I have decided to ask Santa for extra long snake tongs this year.
at 3:50 AM
Monday, October 13, 2014
I love my little Timmy with all my heart. He is definitely a baby of extremes. He is either wearing a huge gummy smile and giggling or he is red faced and screaming in a colic induced rage. Whereas Robby was an intent and studious baby, Timmy seems to be more on the goofy and jovial side. I am enjoying watching his personality develop, and continue to be amazed by how alike and different he is becoming from his big brother.
Robby never suffered from reflux, a blessing which I only now appreciate. Timmy continues to projectile vomit without notice, coating everything with sour milk. I venture to say that, other than when I was recovering from my surgeries, a day has not passed where I have not been thoroughly doused with vomit since he was born. While I know that it is more unpleasant for him than for us, I have to say that it is an absolutely disgusting issue.
I have gotten into the habit of changing my clothes after I strap him into his car seat in an effort to spare my shirts. Sometimes the plan works. Unfortunately, sometimes he manages to spout like a dolphin, covering me anyway. It was a little embarrassing when Elliot changed my my leg only to discover that the spectra sock was covered with rancid formula chunks. No wonder I couldn't escape the smell!
Although I don't enjoy being coated in smelly, chunky regurgitated baby formula, Scott borders on repulsed. He is not handling a reflux baby gracefully, and instinctively announces each episode with the same disgust as the first. Whereas I can simply wipe off the vomit without much pause, Scott is not nearly as easy going when it comes to wearing formula. He has managed to spin each episode into a little production.
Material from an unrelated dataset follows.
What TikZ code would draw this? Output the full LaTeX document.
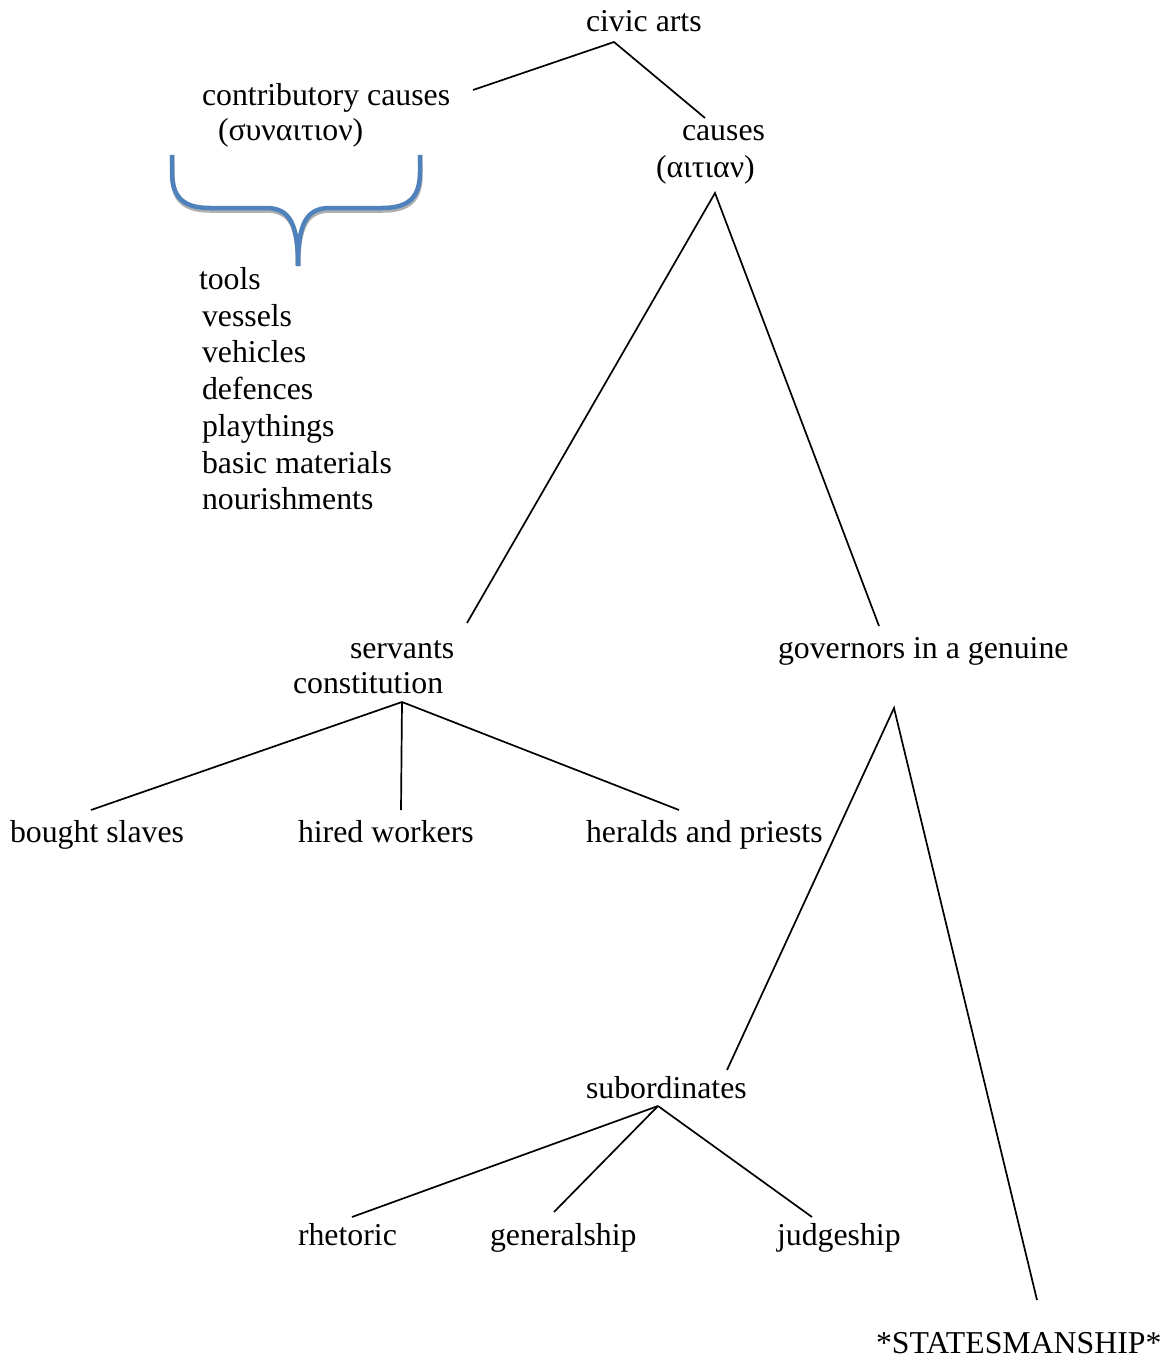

Sitting in the living room, it is easy to determine when Timmy has experienced a reflux episode with his Daddy. The calm of the house is immediately interrupted by Scooter shrieking, "Oh no! Oh no! Oh my God, it is all over me. Peg, he spit up all over me. Oh no, he isn't finished. Oh no. Oh no. Oh no. Peg-GY, he covered me. You have to take him. Hurry, it's warm." Apparently I'm the most adept at wiping up vomit?
From our bodies, clothes and hair to the floor, casseroles and cat, nothing has been spared from the little regurgitator. The reflux medication seems to have little impact, although I haven't stopped giving it to him so perhaps it is sparing us from a far more prolific fate. I'm promised that he will outgrow this stage, but adjusting the timeline for his prematurity has us covered in goop for at least another three months. It is a good thing that he is cute and smiles a lot because the constant vomiting is certainly not his most appealing attribute.